POR: RAUL PACHECO
BLANCO.
Cuando yo prestaba servicio militar en la escuela de Infantería
de Usaquén un día corríamos a trote limpio y al pasar por un sitio debajo de un
árbol, un sargento les decía a sus soldados: y ahora al embolar las botas no les
vayan a dar una embolada de santandereano. Me quedé con la duda. Y traté de recordar algo que
pudiera constatar esa realidad que el sargento paisa daba por sentado. Tardé
varios días indagando por aquí y por allá y nada. Pero otro día, al salir del dormitorio
y coger el amplio camellón que llevaba hasta la entrada del cuartel, me topé
con el mismo sargento que daba la prédica a sus soldados, a todo volumen, con
voz de mando y me quedé escuchándolo, absorto, tratando de descubrir el secreto
de la embolada de santandereano. Y Me apunté por donde era, porque el sargento
a renglón seguido y dando instrucciones sobre cómo se debían cuidar las prendas
militares, les decía a los soldados: y las botas las deben embolar echándoles betún
a toda su extensión y no hagan como los santandereanos que solamente embolan la
pura puntica. Inmediatamente me acordé de mi papá y de las escasas ocasiones en
que lo vi embolando sus zapatos: en realidad no le echaba betún sino a la pura
punta. Y lo demás era puro cepillo y un trapito para terminar la poderosa
embolada. Y pasaron los días en el cuartel, el frio que realizaba la ronda
nocturna por entre las camas, la voz de mando del comandante de la compañía que
gritaba a las cinco de la mañana: a levantarse la compañía y empezaba a tirar
cobijas por donde pasaba.
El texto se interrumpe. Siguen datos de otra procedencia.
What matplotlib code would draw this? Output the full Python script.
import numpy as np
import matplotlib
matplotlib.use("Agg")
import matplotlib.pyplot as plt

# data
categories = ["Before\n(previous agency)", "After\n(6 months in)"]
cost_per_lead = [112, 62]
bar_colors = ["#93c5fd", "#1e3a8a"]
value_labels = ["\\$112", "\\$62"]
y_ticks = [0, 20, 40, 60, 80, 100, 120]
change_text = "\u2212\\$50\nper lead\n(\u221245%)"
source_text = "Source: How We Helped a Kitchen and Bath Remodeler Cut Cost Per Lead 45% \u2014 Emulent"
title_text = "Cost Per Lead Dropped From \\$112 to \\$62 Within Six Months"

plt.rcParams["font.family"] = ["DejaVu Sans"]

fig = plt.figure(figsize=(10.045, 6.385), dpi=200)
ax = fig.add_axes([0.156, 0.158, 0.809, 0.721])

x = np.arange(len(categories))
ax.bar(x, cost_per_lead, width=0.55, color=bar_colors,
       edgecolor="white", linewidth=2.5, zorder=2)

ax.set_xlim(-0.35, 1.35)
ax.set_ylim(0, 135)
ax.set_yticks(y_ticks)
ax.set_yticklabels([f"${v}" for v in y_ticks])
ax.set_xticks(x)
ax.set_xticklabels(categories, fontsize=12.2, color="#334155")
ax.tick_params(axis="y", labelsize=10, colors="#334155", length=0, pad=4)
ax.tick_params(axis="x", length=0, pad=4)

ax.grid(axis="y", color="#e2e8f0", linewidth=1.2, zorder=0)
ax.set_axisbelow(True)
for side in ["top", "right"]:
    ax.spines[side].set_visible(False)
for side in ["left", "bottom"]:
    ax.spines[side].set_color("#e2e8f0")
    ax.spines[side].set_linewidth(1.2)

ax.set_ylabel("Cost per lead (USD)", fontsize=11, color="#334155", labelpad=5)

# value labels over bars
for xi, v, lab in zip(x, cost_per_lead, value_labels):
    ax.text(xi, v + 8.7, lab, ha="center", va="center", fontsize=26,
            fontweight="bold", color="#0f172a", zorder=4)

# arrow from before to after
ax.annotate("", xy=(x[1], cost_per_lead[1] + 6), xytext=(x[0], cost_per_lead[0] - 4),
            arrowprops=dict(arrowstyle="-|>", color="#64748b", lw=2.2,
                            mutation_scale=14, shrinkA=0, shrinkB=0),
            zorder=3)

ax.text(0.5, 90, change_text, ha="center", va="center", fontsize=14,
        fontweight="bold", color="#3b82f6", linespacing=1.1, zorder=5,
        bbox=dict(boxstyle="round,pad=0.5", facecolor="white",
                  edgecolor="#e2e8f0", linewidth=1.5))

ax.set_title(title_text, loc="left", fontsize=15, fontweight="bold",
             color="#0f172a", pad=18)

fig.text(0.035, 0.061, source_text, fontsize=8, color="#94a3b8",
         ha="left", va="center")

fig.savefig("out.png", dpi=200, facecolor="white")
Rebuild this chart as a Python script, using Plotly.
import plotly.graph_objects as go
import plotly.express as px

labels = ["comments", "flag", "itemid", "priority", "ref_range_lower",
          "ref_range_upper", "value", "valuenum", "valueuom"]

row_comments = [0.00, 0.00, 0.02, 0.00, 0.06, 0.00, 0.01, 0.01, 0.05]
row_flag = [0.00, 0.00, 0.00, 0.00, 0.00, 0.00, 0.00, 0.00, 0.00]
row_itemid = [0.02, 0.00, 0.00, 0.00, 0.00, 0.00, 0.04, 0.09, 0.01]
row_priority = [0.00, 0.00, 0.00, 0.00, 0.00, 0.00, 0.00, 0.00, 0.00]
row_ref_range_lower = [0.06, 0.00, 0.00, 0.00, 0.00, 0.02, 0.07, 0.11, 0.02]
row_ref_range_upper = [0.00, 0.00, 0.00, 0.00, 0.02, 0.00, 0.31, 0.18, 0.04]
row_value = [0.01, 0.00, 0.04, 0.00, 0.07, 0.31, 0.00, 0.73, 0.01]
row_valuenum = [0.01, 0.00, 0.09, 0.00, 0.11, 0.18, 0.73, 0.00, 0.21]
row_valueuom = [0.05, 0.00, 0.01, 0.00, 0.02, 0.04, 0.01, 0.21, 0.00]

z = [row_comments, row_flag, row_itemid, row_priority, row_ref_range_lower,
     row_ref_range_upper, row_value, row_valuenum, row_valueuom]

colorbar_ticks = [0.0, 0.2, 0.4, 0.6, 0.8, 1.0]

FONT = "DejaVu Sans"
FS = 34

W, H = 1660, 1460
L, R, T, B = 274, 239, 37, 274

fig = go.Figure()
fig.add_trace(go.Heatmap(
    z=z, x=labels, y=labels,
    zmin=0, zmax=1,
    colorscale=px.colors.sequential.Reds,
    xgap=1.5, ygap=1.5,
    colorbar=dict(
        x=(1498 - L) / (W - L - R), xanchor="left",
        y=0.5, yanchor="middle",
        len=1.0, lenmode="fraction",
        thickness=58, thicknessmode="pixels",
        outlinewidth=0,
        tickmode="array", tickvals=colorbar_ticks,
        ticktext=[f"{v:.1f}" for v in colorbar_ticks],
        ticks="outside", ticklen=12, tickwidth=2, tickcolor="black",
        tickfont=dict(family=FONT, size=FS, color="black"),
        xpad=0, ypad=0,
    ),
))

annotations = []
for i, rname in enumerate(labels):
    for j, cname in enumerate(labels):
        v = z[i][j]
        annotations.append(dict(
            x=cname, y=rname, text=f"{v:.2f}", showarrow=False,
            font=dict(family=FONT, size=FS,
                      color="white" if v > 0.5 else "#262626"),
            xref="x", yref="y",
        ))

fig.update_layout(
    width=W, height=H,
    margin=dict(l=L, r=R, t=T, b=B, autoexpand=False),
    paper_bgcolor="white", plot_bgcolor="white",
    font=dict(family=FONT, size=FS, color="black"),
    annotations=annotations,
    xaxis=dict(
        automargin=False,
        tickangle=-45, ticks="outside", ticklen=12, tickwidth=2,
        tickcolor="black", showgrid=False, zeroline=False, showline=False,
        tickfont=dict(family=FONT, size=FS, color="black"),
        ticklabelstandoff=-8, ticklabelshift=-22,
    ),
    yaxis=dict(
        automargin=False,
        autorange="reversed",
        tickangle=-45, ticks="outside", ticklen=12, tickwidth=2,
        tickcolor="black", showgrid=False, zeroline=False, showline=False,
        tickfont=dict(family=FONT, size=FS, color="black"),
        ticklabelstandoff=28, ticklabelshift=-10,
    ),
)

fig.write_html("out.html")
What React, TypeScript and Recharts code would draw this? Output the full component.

Y luego al baño,
en donde la ducha de agua helada lo
ponía a uno a temblar , pero le despertaba una fuerza de búfalo para enfrentar
la faena del día, que podía cobijar una caminata hasta La Calera para acampar
allí, hubiera buen tiempo o estuviera lloviendo a cántaros. Luego venía la
postura del uniforme de fatiga y desde luego las botas. Y sin darme cuenta, ese
día tomé una de las botas y me la fui colocando en la medida en que me iba dando
cuenta de que no la tenía embolada sino en la pura punta. De todo esto me
acordaba al pasar por el parque San Pio y ver a la gorda de Botero ”embolada” a
pedazos en las partes bajas de la escultura y no en las partes altas.